Case in point-- his discussion with Workman at Heavy Metal magazine about doing a comic book adaptation of the Steven Spielberg comedy 1941. The film turned into a noisy mess, and after reading the script, Toth rejected the project outright as disrespectful, but it never seems to have registered with him Workman was actually giving him carte blanche to do whatever he wanted with the characters and setting. He could have gone to to town drawing WWII-era planes and costuming with a brand new story of his own devising and Heavy Metal would have printed it sans interference. An artist's dream. Instead, Toth blew it and left Workman wistful and bemused about how it all went sour.
Temper, timing and personal trials combined to deprive Toth of work and readers of books that would have been instant classics (Simonson tried to get Toth to do an Indian Jones story for Marvel; if that doesn't make your mouth water, then you are reading the wrong blog, buster), but I couldn't help but come away liking him all the more, but sincerely wishing he could have just been a bit more political and less mercurial. But then would he have been Toth? To accept Toth's artwork, we must accept the troubled soul who created it; in this case, the two are entwined. So he wasn't avuncular. Wasn't naturally congenial. Apparently, he could be damned charming when he wanted to and even at his rantiest, there's something vulnerable there you want to embrace, at least given the passage of time. That comes through in Illustrated as well.

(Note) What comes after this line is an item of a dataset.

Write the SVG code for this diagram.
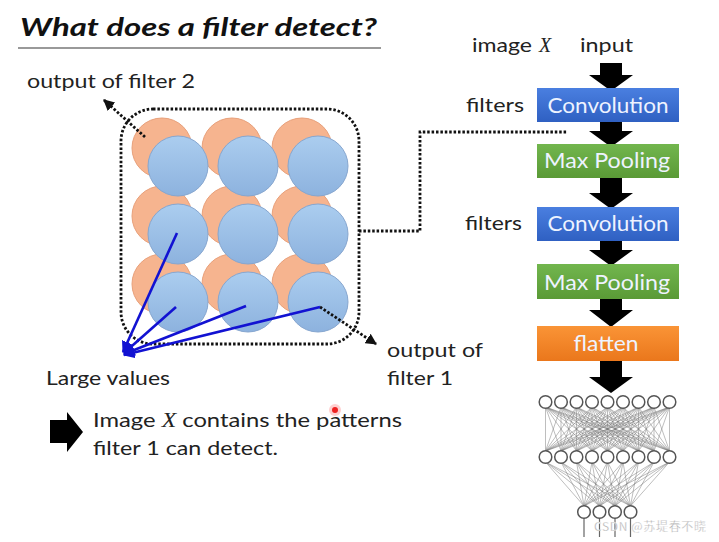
<svg xmlns="http://www.w3.org/2000/svg" width="719" height="542" viewBox="0 0 719 542">
<style>
.t{font-family:Lato,"Open Sans","Liberation Sans",sans-serif;fill:#222;font-size:20px}
.bx{font-family:Lato,"Open Sans","Liberation Sans",sans-serif;fill:#eef3ff;font-size:21px;text-anchor:middle}
.mx{font-family:"Liberation Serif",serif;font-style:italic}
.dot{fill:none;stroke:#111;stroke-width:2.8;stroke-dasharray:2.5 1.9}
.blk{fill:#000}
.oc{fill:#f6b48f;stroke:#e8a07a;stroke-width:1}
.bc{fill:url(#gb);stroke:#86a6cf;stroke-width:1}
.bl{stroke:#1212d2;stroke-width:2.6;fill:none;marker-end:url(#mb)}
.nn{fill:#fff;stroke:#555;stroke-width:1.5}
.ed{fill:none;stroke:#777;stroke-width:0.6;opacity:0.8}
</style>
<defs>
<linearGradient id="gb" x1="0" y1="0" x2="0" y2="1"><stop offset="0" stop-color="#abcdef"/><stop offset="1" stop-color="#8db2de"/></linearGradient>
<linearGradient id="gBlue" x1="0" y1="0" x2="0" y2="1"><stop offset="0" stop-color="#4a7fe0"/><stop offset="1" stop-color="#2f60c2"/></linearGradient>
<linearGradient id="gGreen" x1="0" y1="0" x2="0" y2="1"><stop offset="0" stop-color="#72b64e"/><stop offset="1" stop-color="#5a9a36"/></linearGradient>
<linearGradient id="gOrange" x1="0" y1="0" x2="0" y2="1"><stop offset="0" stop-color="#fa9436"/><stop offset="1" stop-color="#ea771c"/></linearGradient>
<marker id="mk" viewBox="0 0 10 10" refX="9" refY="5" markerWidth="4" markerHeight="4" orient="auto" markerUnits="strokeWidth"><path d="M0 0L10 5L0 10Z" fill="#111"/></marker>
<marker id="mb" viewBox="0 0 10 10" refX="9" refY="5" markerWidth="4.5" markerHeight="4.5" orient="auto" markerUnits="strokeWidth"><path d="M0 0L10 5L0 10Z" fill="#1212d2"/></marker>
</defs>
<rect width="719" height="542" fill="#fff"/>

<g id="title">
<text x="20" y="36" font-family="Lato,'Open Sans','Liberation Sans',sans-serif" font-weight="bold" font-style="italic" font-size="25" fill="#111" textLength="357" lengthAdjust="spacingAndGlyphs">What does a filter detect?</text>
<line x1="18" y1="48" x2="381" y2="48" stroke="#999" stroke-width="2"/>
</g>

<g id="feature-maps">
<circle class="oc" cx="162" cy="148" r="30"/><circle class="oc" cx="232" cy="148" r="30"/><circle class="oc" cx="302" cy="148" r="30"/>
<circle class="oc" cx="162" cy="216" r="30"/><circle class="oc" cx="232" cy="216" r="30"/><circle class="oc" cx="302" cy="216" r="30"/>
<circle class="oc" cx="162" cy="284" r="30"/><circle class="oc" cx="232" cy="284" r="30"/><circle class="oc" cx="302" cy="284" r="30"/>
<circle class="bc" cx="178" cy="166" r="30"/><circle class="bc" cx="248" cy="166" r="30"/><circle class="bc" cx="318" cy="166" r="30"/>
<circle class="bc" cx="178" cy="234" r="30"/><circle class="bc" cx="248" cy="234" r="30"/><circle class="bc" cx="318" cy="234" r="30"/>
<circle class="bc" cx="178" cy="302" r="30"/><circle class="bc" cx="248" cy="302" r="30"/><circle class="bc" cx="318" cy="302" r="30"/>
<rect class="dot" x="121" y="109" width="238" height="235" rx="32"/>
</g>

<g id="labels">
<text class="t" x="27" y="88" textLength="168" lengthAdjust="spacingAndGlyphs">output of filter 2</text>
<text class="t" x="46" y="385" textLength="124" lengthAdjust="spacingAndGlyphs">Large values</text>
<text class="t" x="387" y="357" textLength="96" lengthAdjust="spacingAndGlyphs">output of</text>
<text class="t" x="387" y="385" textLength="66" lengthAdjust="spacingAndGlyphs">filter 1</text>
</g>

<g id="conclusion">
<path class="blk" d="M50 420H67V412L83 432L67 452V443H50Z"/>
<text class="t" x="93" y="427" font-size="22" textLength="309" lengthAdjust="spacingAndGlyphs">Image <tspan class="mx">X</tspan> contains the patterns</text>
<text class="t" x="93" y="455" font-size="22" textLength="185" lengthAdjust="spacingAndGlyphs">filter 1 can detect.</text>
<circle cx="335" cy="410" r="6" fill="#f77" opacity="0.35"/>
<circle cx="335" cy="410" r="3" fill="#e22"/>
</g>

<g id="connectors">
<path class="dot" d="M145 137L104 100" marker-end="url(#mk)"/>
<path class="dot" d="M320 307L376 344" marker-end="url(#mk)"/>
<path class="dot" d="M359 231H420V132H568"/>
<path class="bl" d="M177 233L123 352"/>
<path class="bl" d="M176 307L124 353"/>
<path class="bl" d="M246 306L124 354"/>
<path class="bl" d="M320 307L124 355"/>
<path class="blk" d="M600 63H622V75H633L611 91L589 75H600Z"/>
<path class="blk" d="M600 121H622V131H633L611 147L589 131H600Z"/>
<path class="blk" d="M600 178H622V193H633L611 209L589 193H600Z"/>
<path class="blk" d="M600 241H622V250H633L611 266L589 250H600Z"/>
<path class="blk" d="M600 299H622V310H633L611 327L589 310H600Z"/>
<path class="blk" d="M600 361H622V377H633L611 393L589 377H600Z"/>
</g>

<g id="cnn-labels">
<text class="t" x="472" y="52" textLength="60" lengthAdjust="spacingAndGlyphs">image</text>
<text class="t mx" x="539" y="52" font-size="21">X</text>
<text class="t" x="580" y="52" textLength="53" lengthAdjust="spacingAndGlyphs">input</text>
<text class="t" x="466" y="112" textLength="58" lengthAdjust="spacingAndGlyphs">filters</text>
<text class="t" x="465" y="230" textLength="57" lengthAdjust="spacingAndGlyphs">filters</text>
</g>

<g id="conv1"><rect x="537" y="88" width="142" height="34" fill="url(#gBlue)"/><text class="bx" x="608" y="113" textLength="121" lengthAdjust="spacingAndGlyphs">Convolution</text></g>
<g id="pool1"><rect x="537" y="144" width="142" height="34" fill="url(#gGreen)"/><text class="bx" x="607" y="168" textLength="126" lengthAdjust="spacingAndGlyphs">Max Pooling</text></g>
<g id="conv2"><rect x="537" y="207" width="142" height="34" fill="url(#gBlue)"/><text class="bx" x="608" y="231" textLength="121" lengthAdjust="spacingAndGlyphs">Convolution</text></g>
<g id="pool2"><rect x="537" y="264" width="142" height="35" fill="url(#gGreen)"/><text class="bx" x="607" y="290" textLength="126" lengthAdjust="spacingAndGlyphs">Max Pooling</text></g>
<g id="flatten"><rect x="537" y="326" width="142" height="35" fill="url(#gOrange)"/><text class="bx" x="606" y="351" textLength="65" lengthAdjust="spacingAndGlyphs">flatten</text></g>

<g id="network">
<path class="ed" d="M545.5 451L545.5 407L561 451M545.5 407L576.5 451M545.5 407L592 451M545.5 407L607.5 451M545.5 407L623 451M545.5 407L638.5 451M545.5 407L654 451M545.5 407L669.5 451
M545.5 451L561 407L561 451M561 407L576.5 451M561 407L592 451M561 407L607.5 451M561 407L623 451M561 407L638.5 451M561 407L654 451M561 407L669.5 451
M545.5 451L576.5 407L561 451M576.5 407L576.5 451M576.5 407L592 451M576.5 407L607.5 451M576.5 407L623 451M576.5 407L638.5 451M576.5 407L654 451M576.5 407L669.5 451
M545.5 451L592 407L561 451M592 407L576.5 451M592 407L592 451M592 407L607.5 451M592 407L623 451M592 407L638.5 451M592 407L654 451M592 407L669.5 451
M545.5 451L607.5 407L561 451M607.5 407L576.5 451M607.5 407L592 451M607.5 407L607.5 451M607.5 407L623 451M607.5 407L638.5 451M607.5 407L654 451M607.5 407L669.5 451
M545.5 451L623 407L561 451M623 407L576.5 451M623 407L592 451M623 407L607.5 451M623 407L623 451M623 407L638.5 451M623 407L654 451M623 407L669.5 451
M545.5 451L638.5 407L561 451M638.5 407L576.5 451M638.5 407L592 451M638.5 407L607.5 451M638.5 407L623 451M638.5 407L638.5 451M638.5 407L654 451M638.5 407L669.5 451
M545.5 451L654 407L561 451M654 407L576.5 451M654 407L592 451M654 407L607.5 451M654 407L623 451M654 407L638.5 451M654 407L654 451M654 407L669.5 451
M545.5 451L669.5 407L561 451M669.5 407L576.5 451M669.5 407L592 451M669.5 407L607.5 451M669.5 407L623 451M669.5 407L638.5 451M669.5 407L654 451M669.5 407L669.5 451"/>
<path class="ed" d="M545.5 462L584 506L561 462M584 506L576.5 462M584 506L592 462M584 506L607.5 462M584 506L623 462M584 506L638.5 462M584 506L654 462M584 506L669.5 462
M545.5 462L599.5 506L561 462M599.5 506L576.5 462M599.5 506L592 462M599.5 506L607.5 462M599.5 506L623 462M599.5 506L638.5 462M599.5 506L654 462M599.5 506L669.5 462
M545.5 462L615 506L561 462M615 506L576.5 462M615 506L592 462M615 506L607.5 462M615 506L623 462M615 506L638.5 462M615 506L654 462M615 506L669.5 462
M545.5 462L630.5 506L561 462M630.5 506L576.5 462M630.5 506L592 462M630.5 506L607.5 462M630.5 506L623 462M630.5 506L638.5 462M630.5 506L654 462M630.5 506L669.5 462"/>
<path d="M584 517V537M599.5 517V537M615 517V537M630.5 517V537" stroke="#666" stroke-width="1.2"/>
<circle class="nn" cx="545.5" cy="402" r="6.3"/><circle class="nn" cx="561" cy="402" r="6.3"/><circle class="nn" cx="576.5" cy="402" r="6.3"/><circle class="nn" cx="592" cy="402" r="6.3"/><circle class="nn" cx="607.5" cy="402" r="6.3"/><circle class="nn" cx="623" cy="402" r="6.3"/><circle class="nn" cx="638.5" cy="402" r="6.3"/><circle class="nn" cx="654" cy="402" r="6.3"/><circle class="nn" cx="669.5" cy="402" r="6.3"/>
<circle class="nn" cx="545.5" cy="457" r="6.3"/><circle class="nn" cx="561" cy="457" r="6.3"/><circle class="nn" cx="576.5" cy="457" r="6.3"/><circle class="nn" cx="592" cy="457" r="6.3"/><circle class="nn" cx="607.5" cy="457" r="6.3"/><circle class="nn" cx="623" cy="457" r="6.3"/><circle class="nn" cx="638.5" cy="457" r="6.3"/><circle class="nn" cx="654" cy="457" r="6.3"/><circle class="nn" cx="669.5" cy="457" r="6.3"/>
<circle class="nn" cx="584" cy="512" r="6.3"/><circle class="nn" cx="599.5" cy="512" r="6.3"/><circle class="nn" cx="615" cy="512" r="6.3"/><circle class="nn" cx="630.5" cy="512" r="6.3"/>
</g>

<g id="watermark">
<text x="594" y="531" font-family="'Noto Sans CJK SC','Noto Sans',sans-serif" font-size="12" fill="#aaa" stroke="#fff" stroke-width="0.3" textLength="112">CSDN @苏堤春不晓</text>
</g>
</svg>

With these volumes, Mullaney and Canwell are doing one hell of a job rescuing Toth's life and work and giving both the lavish treatment they deserve. That the authors refuse to give into hagiography and instead present a completely human Toth makes Genius, Illustrated a powerful and heart-breaking tribute to a true genius. Along with Mark Schultz's equally exalting and tragic Al Williamson book, one of the finest volumes on comics I've ever read.